HENNINGER: With the strategy he articulated, I do not think he can. I think it is the first step in a strategy that could develop. I don't see how you can limit our commitment to 475 trainers. It inevitably has to get bigger than that. The problem with that is you start to raise recollections of Vietnam, gradualism, gradual escalation. The question is, is this president committed enough to do what he needs to do to hit ISIS both in northern Iraq and Syria?
STEPHENS: And that's the question for American allies. You're already beginning to see a lot of supposedly core members of the coalition carve out exceptions, that the Germans won't use combat forces, the Turkish aren't allowing us to use --
GIGOT: They aren't.
STEPHENS: They're not -- to use the air base to go after them. Why? Because they are persistent doubts about the quality of American leadership and the sincerity of the president's commitment. And I think we are better served having a short and effective war that uses a larger number of ground forces, heavier duty air strikes, rather than an ends twilight struggle that goes three or four years past the Obama's presidency and leaves it to its successor.
GIGOT: Why take up the question of Syria? That seems to be the hardest strategic issue here. Because there's a lot of people who say, look, if we go after ISIS in Syria, we degrade them, that will help Bashar Assad's regime and his Iranian supporters. How do you go after ISIS in Syria without assisting Assad?

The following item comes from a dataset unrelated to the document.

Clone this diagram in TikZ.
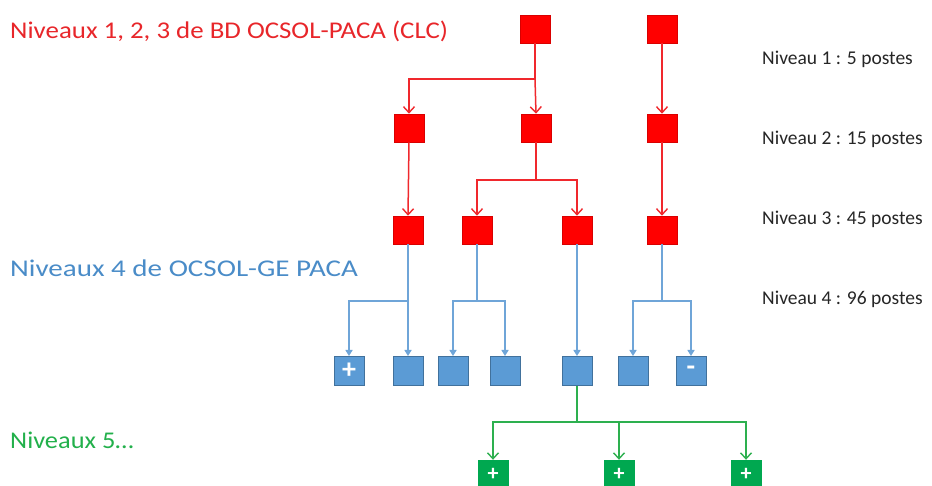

STEPHENS: In fact, ISIS and Assad are in a kind of partnership. And there's a reason why the Assad regime helped ISIS sell oil. It is in the Assad regime interests to make this a fight between the regime and ISIS because it tells groups like Syrian Christians, look, you're going to be with us or be slaughtered. In fact, a striking ISIS creates the kind of space within the opposition for the Free Syrian Army to --
GIGOT: But that means that training rebels is crucial here, the moderate rebels, the non-radical, the jihadists. But we haven't done that for three years and we don't know if that's going to work.